Economists’ expectations have shifted sharply in recent weeks to expect a top-up to the Bank’s £200bn of asset purchases in either October or November, due to financial market turbulence and a stalling global economy.
Speaking to reporters after delivering a speech in London, Mr Broadbent said that he came close to voting to inject more stimulus into the economy this month.
“I can tell you I was reasonably close, so I don’t think it would take much more of a deterioration.
“It depends exactly what you mean by deterioration. Some of these surveys, particularly of output in the eurozone, are consistent with there being (minimal) growth,” he said.
Minutes of the Bank’s last policy meeting showed it may be about to inject more stimulus into the economy, against a backdrop of financial market turbulence and rapidly slowing growth in major economies.
Mr Broadbent said if the asset-buying programme was revived, it was likely that it would focus on buying UK government bonds, as it did first time around.

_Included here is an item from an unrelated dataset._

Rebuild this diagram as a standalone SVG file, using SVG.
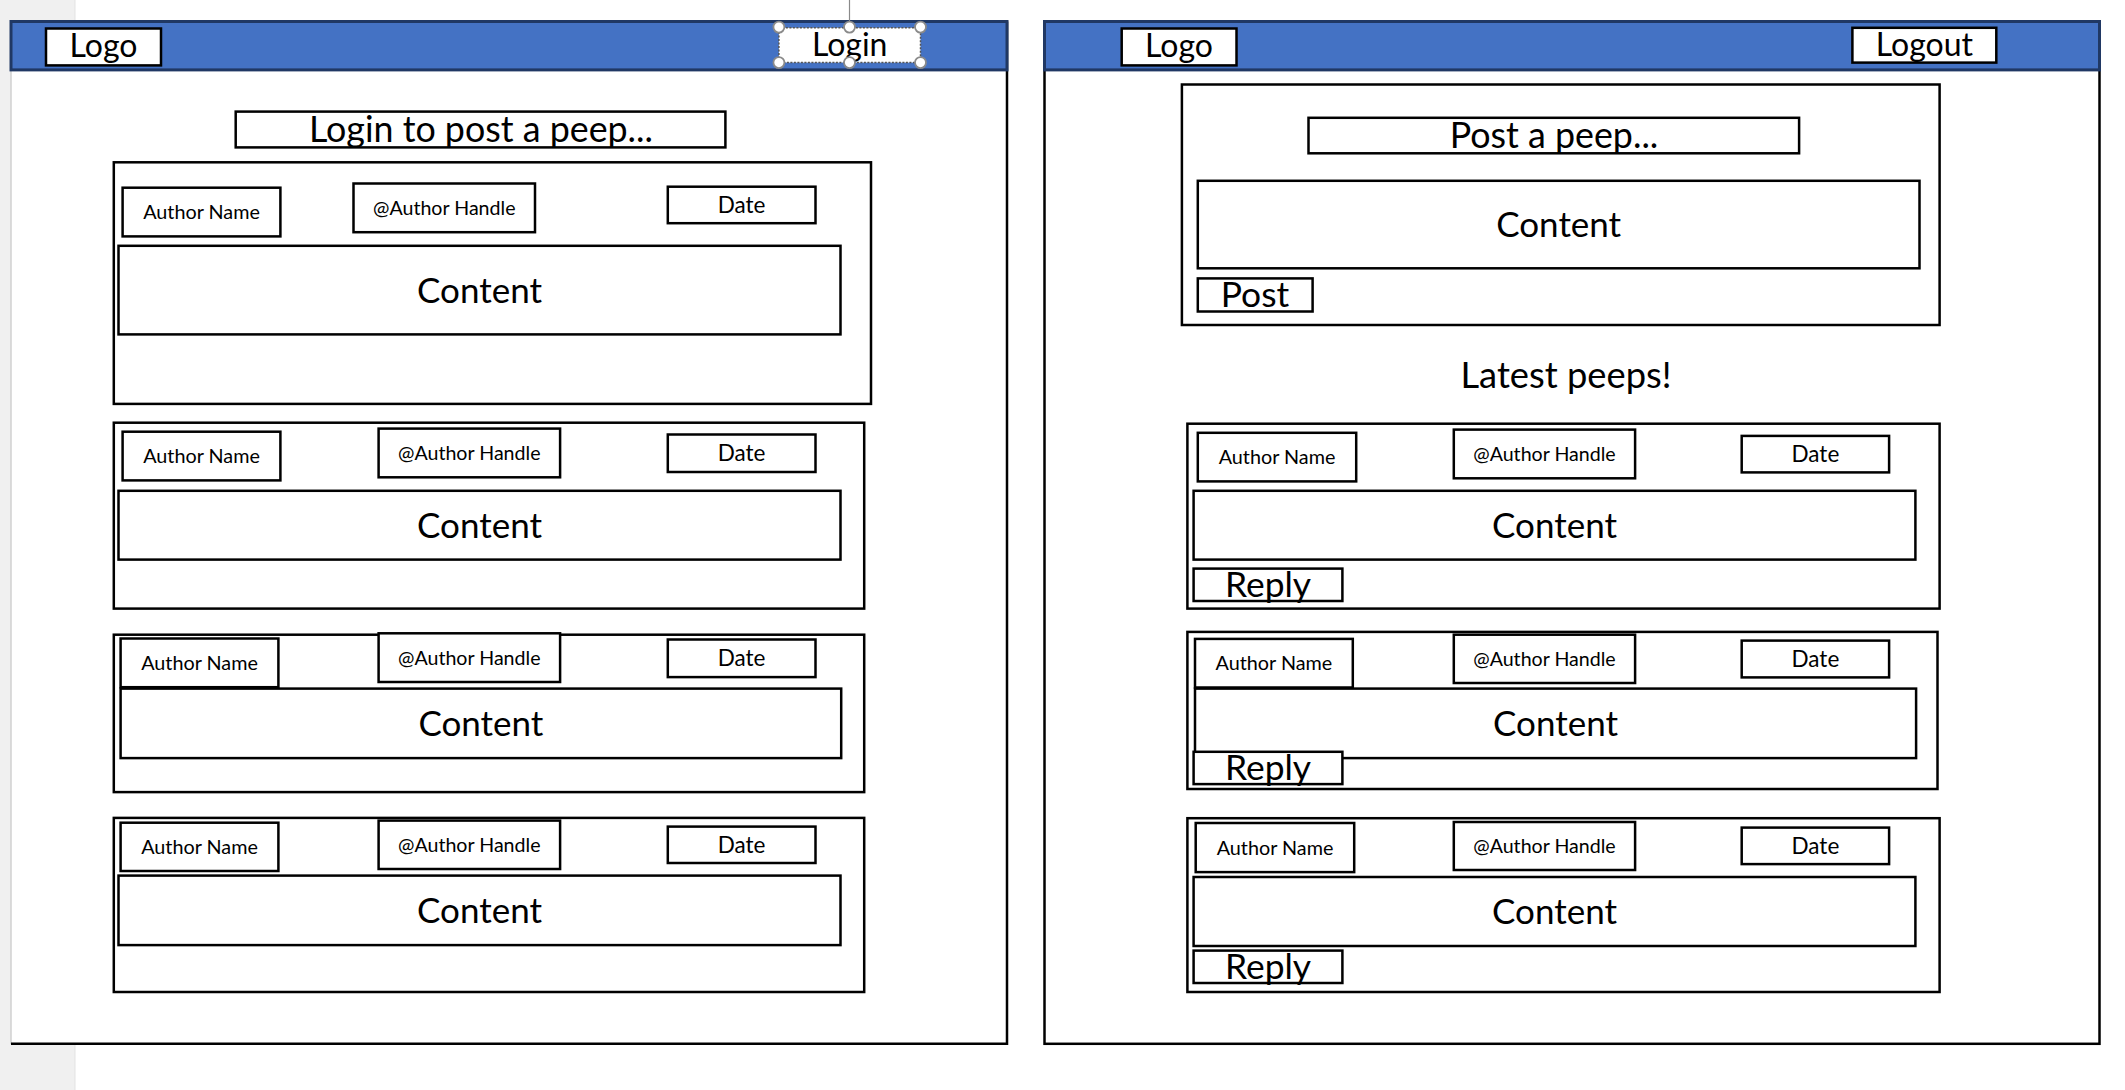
<svg xmlns="http://www.w3.org/2000/svg" width="2125" height="1090" viewBox="0 0 2125 1090">
<style>
.box{fill:#fff;stroke:#000;stroke-width:2.5}
.card{fill:#fff;stroke:#000;stroke-width:2.5}
.hdr{fill:#4472C4;stroke:#203864;stroke-width:3}
.frame{fill:none;stroke:#000;stroke-width:2.5}
.t{font-family:Lato,"Liberation Sans",sans-serif;fill:#000;text-anchor:middle}
.an{font-size:19.8px}
.ah{font-size:19.6px}
.dt{font-size:22.5px}
.hd{font-size:32px}
.btn{font-size:35.4px}
.ttl{font-size:35.8px}
.ct{font-size:35px}
.lp{font-size:36.3px}
.handle{fill:#fff;stroke:#8a8a8a;stroke-width:1.8}
</style>
<rect x="0" y="0" width="2125" height="1090" fill="#fff"/>
<rect x="0" y="0" width="75" height="1090" fill="#f0f0f0"/>
<line x1="75" y1="0" x2="75" y2="1090" stroke="#e3e3e3" stroke-width="1"/>

<g id="left-page">
  <rect x="11" y="21.5" width="996" height="1022.3" fill="#fff"/>
  <line x1="11" y1="21.5" x2="11" y2="1044" stroke="#d0d0d0" stroke-width="1.5"/>
  <polyline class="frame" points="1007,21.5 1007,1043.8 11,1043.8"/>
  <rect class="hdr" x="11" y="21.5" width="996" height="48.4"/>
</g>
<g id="left-logo">
  <rect class="box" x="46" y="28.5" width="115" height="36.9"/>
  <text class="t hd" x="103.5" y="57">Logo</text>
</g>
<g id="left-login">
  <line x1="849.5" y1="0" x2="849.5" y2="27" stroke="#8a8a8a" stroke-width="1.2"/>
  <rect x="778.9" y="27.8" width="141.6" height="34.8" fill="#fff" stroke="#555" stroke-width="1.5" stroke-dasharray="2,1.5"/>
  <text class="t hd" x="849.7" y="56">Login</text>
  <circle class="handle" cx="778.9" cy="27.1" r="5.5"/>
  <circle class="handle" cx="849.5" cy="27.1" r="5.5"/>
  <circle class="handle" cx="920.5" cy="27.1" r="5.5"/>
  <circle class="handle" cx="778.9" cy="62.6" r="5.5"/>
  <circle class="handle" cx="849.5" cy="62.6" r="5.5"/>
  <circle class="handle" cx="920.5" cy="62.6" r="5.5"/>
</g>
<g id="left-login-prompt">
  <rect class="box" x="235.7" y="111.6" width="489.7" height="35.8"/>
  <text class="t ttl" x="481" y="142">Login to post a peep...</text>
</g>

<g id="left-card-1">
  <rect class="card" x="113.8" y="162.3" width="757.2" height="241.6"/>
  <rect class="box" x="122.6" y="187.7" width="157.8" height="48.7"/>
  <text class="t an" x="201.5" y="219">Author Name</text>
  <rect class="box" x="353.5" y="183.5" width="181.5" height="48.7"/>
  <text class="t ah" x="444.3" y="214.8">@Author Handle</text>
  <rect class="box" x="667.8" y="186.7" width="147.7" height="36.5"/>
  <text class="t dt" x="741.6" y="213">Date</text>
  <rect class="box" x="118.5" y="245.8" width="722" height="88.6"/>
  <text class="t ct" x="479.5" y="302.5">Content</text>
</g>
<g id="left-card-2">
  <rect class="card" x="113.8" y="422.7" width="750.4" height="185.9"/>
  <rect class="box" x="122.6" y="431.7" width="157.8" height="48.7"/>
  <text class="t an" x="201.5" y="463">Author Name</text>
  <rect class="box" x="378.6" y="428.6" width="181.5" height="48.7"/>
  <text class="t ah" x="469.3" y="460">@Author Handle</text>
  <rect class="box" x="667.8" y="434.5" width="147.7" height="37.5"/>
  <text class="t dt" x="741.6" y="461.2">Date</text>
  <rect class="box" x="118.5" y="490.8" width="722" height="68.8"/>
  <text class="t ct" x="479.5" y="537.6">Content</text>
</g>
<g id="left-card-3">
  <rect class="card" x="113.8" y="634.7" width="750.4" height="157.4"/>
  <rect class="box" x="120.6" y="638.5" width="157.8" height="48.7"/>
  <text class="t an" x="199.5" y="669.8">Author Name</text>
  <rect class="box" x="378.6" y="633.3" width="181.5" height="48.7"/>
  <text class="t ah" x="469.3" y="664.7">@Author Handle</text>
  <rect class="box" x="667.8" y="639.5" width="147.7" height="37.6"/>
  <text class="t dt" x="741.6" y="666.3">Date</text>
  <rect class="box" x="120.6" y="688.6" width="720.6" height="69.5"/>
  <text class="t ct" x="480.9" y="735.7">Content</text>
</g>
<g id="left-card-4">
  <rect class="card" x="113.8" y="817.9" width="750.4" height="174.1"/>
  <rect class="box" x="120.6" y="822.7" width="157.8" height="48.3"/>
  <text class="t an" x="199.5" y="853.8">Author Name</text>
  <rect class="box" x="378.6" y="820.6" width="181.5" height="48.4"/>
  <text class="t ah" x="469.3" y="851.8">@Author Handle</text>
  <rect class="box" x="667.8" y="826.6" width="147.7" height="36.4"/>
  <text class="t dt" x="741.6" y="852.8">Date</text>
  <rect class="box" x="118.5" y="875.6" width="722" height="69.5"/>
  <text class="t ct" x="479.5" y="922.7">Content</text>
</g>

<g id="right-page">
  <rect class="frame" x="1044.5" y="21.5" width="1055" height="1022.3" fill="#fff"/>
  <rect class="hdr" x="1044.5" y="21.5" width="1055" height="48.4"/>
</g>
<g id="right-logo">
  <rect class="box" x="1121.7" y="28.5" width="114.8" height="36.9"/>
  <text class="t hd" x="1179" y="57">Logo</text>
</g>
<g id="right-logout">
  <rect class="box" x="1852.4" y="27.8" width="143.9" height="34.8"/>
  <text class="t hd" x="1924.4" y="56">Logout</text>
</g>
<g id="right-post-form">
  <rect class="card" x="1181.9" y="84.5" width="757.7" height="240.5"/>
  <rect class="box" x="1308.5" y="117.8" width="490.6" height="35.5"/>
  <text class="t ttl" x="1554" y="148">Post a peep...</text>
  <rect class="box" x="1197.8" y="180.8" width="721.7" height="87.5"/>
  <text class="t ct" x="1558.7" y="237">Content</text>
  <rect class="box" x="1197.8" y="278.4" width="114.8" height="33.1"/>
  <text class="t btn" x="1255" y="306.6">Post</text>
</g>
<g id="right-latest-title">
  <text class="t lp" x="1566" y="388">Latest peeps!</text>
</g>
<g id="right-card-1">
  <rect class="card" x="1187.4" y="423.7" width="752.2" height="184.9"/>
  <rect class="box" x="1197.8" y="432.8" width="158.4" height="48.6"/>
  <text class="t an" x="1277" y="464.1">Author Name</text>
  <rect class="box" x="1453.8" y="429.6" width="181.3" height="48.7"/>
  <text class="t ah" x="1544.5" y="461">@Author Handle</text>
  <rect class="box" x="1741.7" y="435.9" width="147.4" height="36.5"/>
  <text class="t dt" x="1815.4" y="462.2">Date</text>
  <rect class="box" x="1193.6" y="490.8" width="721.8" height="68.8"/>
  <text class="t ct" x="1554.5" y="537.6">Content</text>
  <rect class="box" x="1193.6" y="568.6" width="148.8" height="32.4"/>
  <text class="t btn" x="1268" y="597">Reply</text>
</g>
<g id="right-card-2">
  <rect class="card" x="1187.4" y="631.9" width="750.1" height="157.1"/>
  <rect class="box" x="1195" y="638.9" width="157.8" height="48.6"/>
  <text class="t an" x="1273.9" y="670.2">Author Name</text>
  <rect class="box" x="1453.8" y="634.7" width="181.3" height="48.3"/>
  <text class="t ah" x="1544.5" y="665.9">@Author Handle</text>
  <rect class="box" x="1741.7" y="640.6" width="147.4" height="36.8"/>
  <text class="t dt" x="1815.4" y="667">Date</text>
  <rect class="box" x="1195" y="688.6" width="721.1" height="69.5"/>
  <text class="t ct" x="1555.5" y="735.7">Content</text>
  <rect class="box" x="1193.6" y="751.8" width="148.8" height="32.3"/>
  <text class="t btn" x="1268" y="779.6">Reply</text>
</g>
<g id="right-card-3">
  <rect class="card" x="1187.4" y="818.2" width="752.2" height="173.8"/>
  <rect class="box" x="1195.7" y="823" width="158.5" height="49.1"/>
  <text class="t an" x="1275" y="854.5">Author Name</text>
  <rect class="box" x="1453.8" y="822" width="181.3" height="48"/>
  <text class="t ah" x="1544.5" y="853">@Author Handle</text>
  <rect class="box" x="1741.7" y="827.6" width="147.4" height="36.5"/>
  <text class="t dt" x="1815.4" y="853.8">Date</text>
  <rect class="box" x="1193.6" y="877" width="721.8" height="69"/>
  <text class="t ct" x="1554.5" y="923.9">Content</text>
  <rect class="box" x="1193.6" y="950.6" width="148.8" height="32.4"/>
  <text class="t btn" x="1268" y="978.8">Reply</text>
</g>
<g id="connectors"/>
</svg>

Business and consumer confidence has suffered in recent months from worries about unsustainable levels of government borrowing in the United States and the eurozone, particularly the fate of Greece, which is at risk of defaulting.
The eurozone debt situation was top of the agenda at this weekend’s International Monetary Fund meeting. Although nothing concrete came of it, Mr Broadbent said he was moderately encouraged by reports of the discussions.
“IMF meetings are not traditionally the place where those (big decisions) happen necessarily.
“I don’t think we should have expected something very precise.
“In some ways, I was at the margin quite surprised and encouraged by getting what we did,” added Mr Broadbent, a Goldman Sachs economist.
But he also warned that markets were getting sceptical of policymakers’ promises, and that the time had come for action rather than words.
In his first public speech since joining the Bank’s Monetary Policy Committee in the summer, Mr Broadbent said a weak global economy would put downward pressure on Britain’s high rate of inflation and that sterling was likely to remain weak for some time to come.
Britain’s monetary policy framework remained credible, as wage growth was slow and medium-term inflation expectations had not risen, he added.
“Slow growth in the United States, the sovereign debt crisis in the euro zone and its knock-on effects on the cost of finance for UK and European banks – all threaten a further tightening in retail credit and a further slowing in domestic activity.”